You’re kidding, right?

The New York Draft Riots – “The largest civil insurrection in American history other than the Civil War itself” which “degraged into a virtual racial pogrom, with uncounted numbers of blacks murdered in the streets.”

The Springfield Race Riot of 1908 – “Anti-black race riots in northern cities were nothing new in the first decade of the twentieth century. White hostility towards blacks was just as strong in the North as the South in this period. Segregation of the races was frequent in the North, and in Springfield and elsewhere blacks were barred from many restaurants, hotels, parks, and other public facilities. Numerous race riots had occurred in the North as early as the first half of the 1800s.”

The Haymarket Riot.

The Pullman Strike.

Pennsylavania mine violence.

Sacco and Vanzetti.

It must be nice to know so little about your own history that you can blithely claim a complete allegiance to progressivism, without violence or stridency. Don’t let a little thing like historical fact get in your way.

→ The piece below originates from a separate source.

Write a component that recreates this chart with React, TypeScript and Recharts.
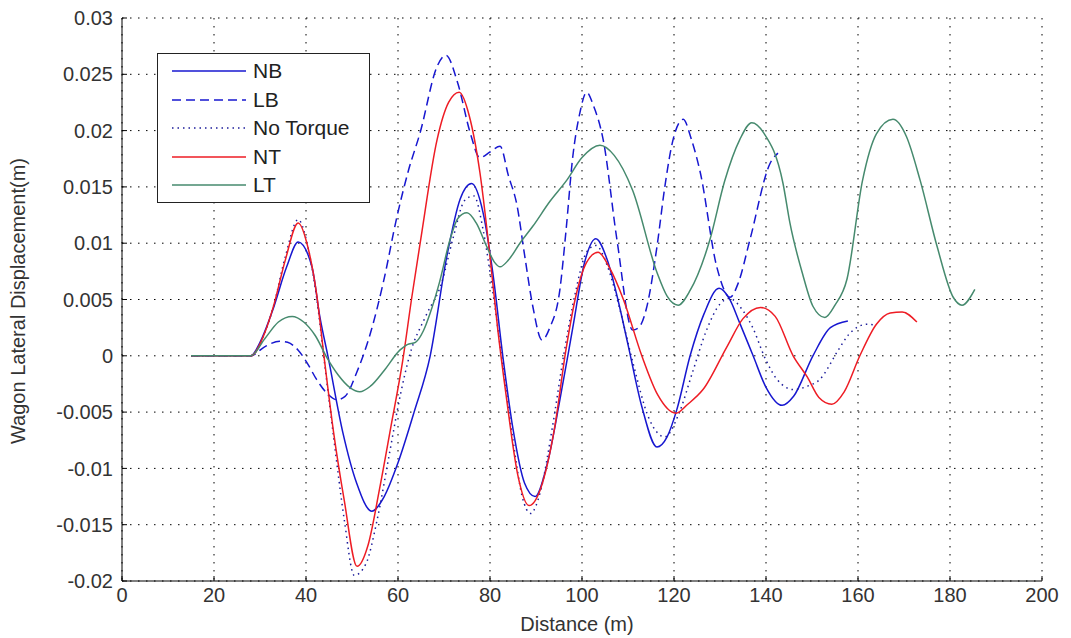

You are correct that, overall, white voters supported McCain by 12 percentage points over Obama. That’s the figure that CNN gives also. The question, though, is how that 12 percent was distributed.

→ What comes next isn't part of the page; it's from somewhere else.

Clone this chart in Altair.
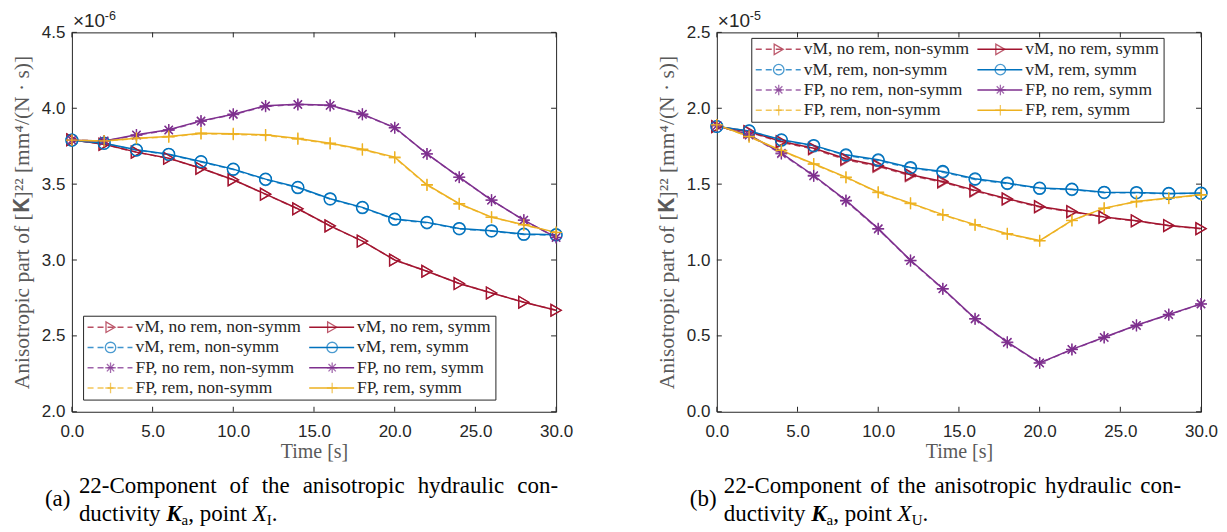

I couldn’t find any convenient table for the state-by-state distribution of the white vote, so i went to CNN’s election results website and got the figures for myself. Here are the results, ordered from lowest to highest by percentage votes for Obama:



St.	BO	JM

AL	10	88
MS	11	88
LA	14	84
GA	23	76
SC	26	73
TX	26	73
OK	29	71
AR	30	68
UT	31	66
AK	32	65
WY	32	66
ID	33	65
TN	34	63
NC	35	64
KY	36	63
NE	39	59
VA	39	60
AZ	40	59
KS	40	59
SD	41	56
WV	41	57
FL	42	56
MO	42	57
NM	42	56
ND	42	55
IN	45	54
MT	45	52
NV	45	53
OH	46	52
MD	47	49
PA	48	51
NJ	49	50
CO	50	48
CT	51	46
IL	51	48
IA	51	47
MI	51	47
CA	52	46
NY	52	46
DE	53	45
MN	53	46
NH	54	44
WI	54	45
MA	57	42
WA	57	41
ME	58	40
RI	58	39
OR	59	41
VT	68	31
HI	70	27
DC	86	12


For those who find columns of numbers a bit overwhwelming, and prefer a visual representation, i also fired up Photoshop and made a map.

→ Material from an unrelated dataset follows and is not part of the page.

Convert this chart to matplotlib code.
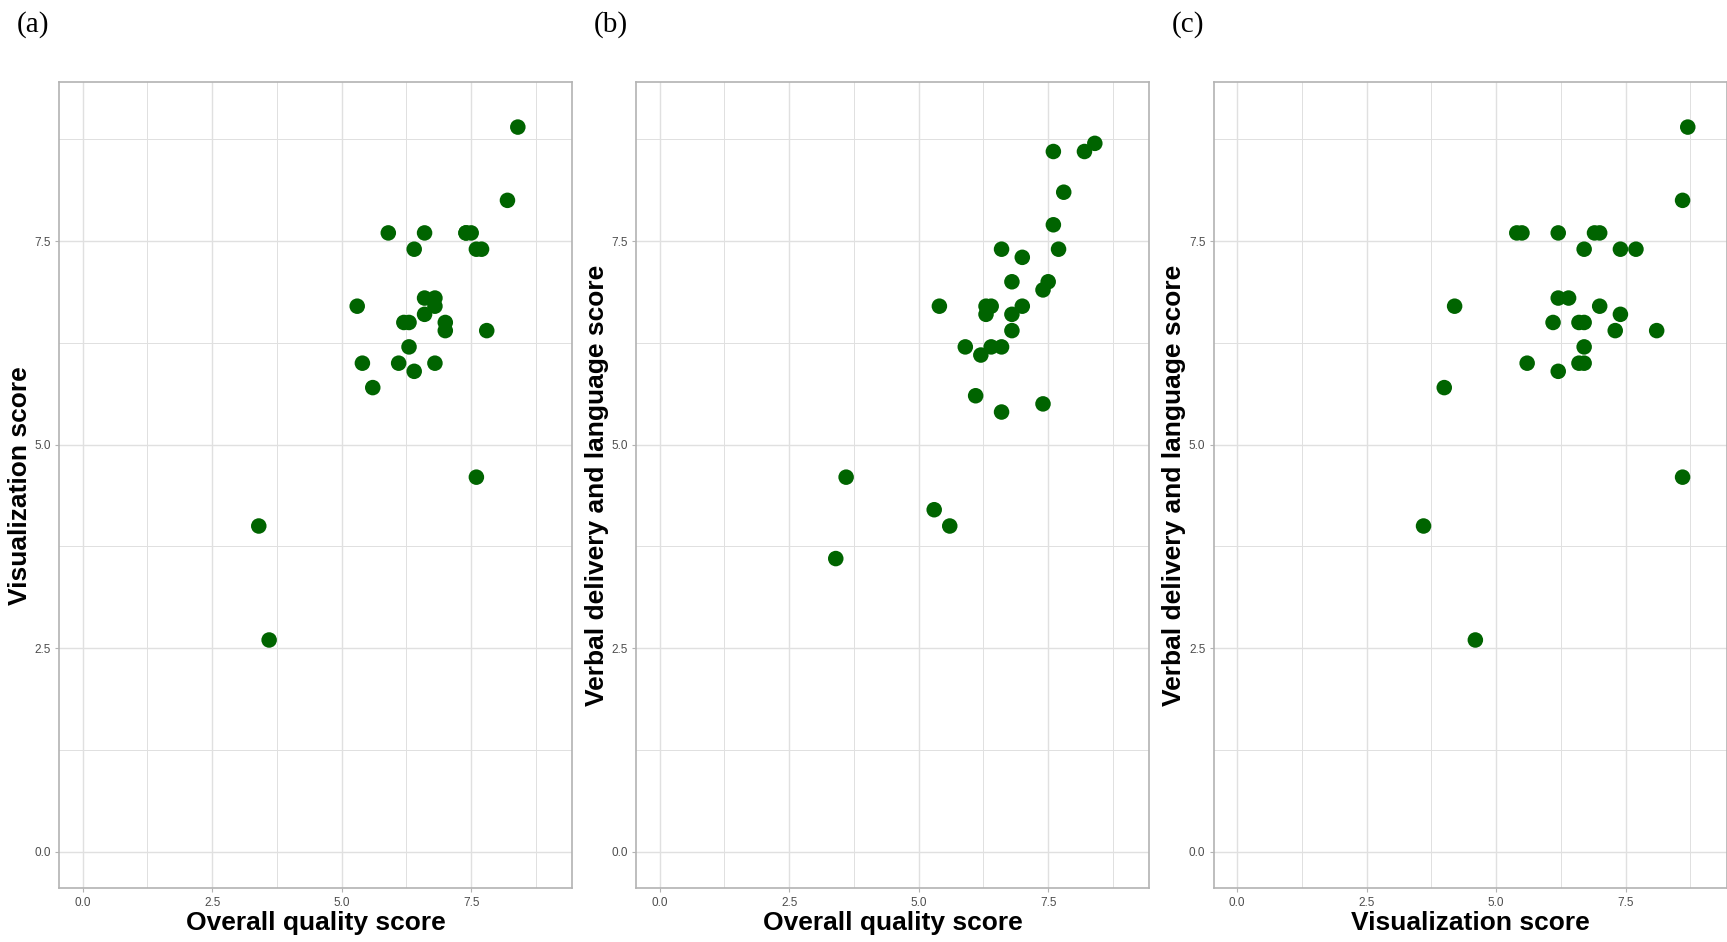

Now, do i think that these figures mean that white southerners are racist? No, i don’t. As What Exit? points out, whites in those southern states have tended to vote heavily Republican in recent elections, when the Democratic candidate was white. Also, i’ve argued in the past that the huge black vote FOR Obama is not an indicator of racism (for much the same reason), and i still believe that.

I simply want to point out that making the statistical observation that “McCain beat Obama by a 12 point margin…all white voters” is a rather simplistic and misleading assertion in the context of this thread, given that the figures show that:

(a) there were 17 states plus DC where the majority of whites supported Obama, and none of those states were part of the Confederacy. The only one that was part of the pre-Civil War South is Delaware.

(b) of the states where the majority of white supported McCain, the most overwhelming imbalances occurred in a line from Texas across to South Carolina.

Again, i don’t think this means what the OP asserts, but it also puts something of a damper on your implication that white support for McCain was somehow even balanced across the nation.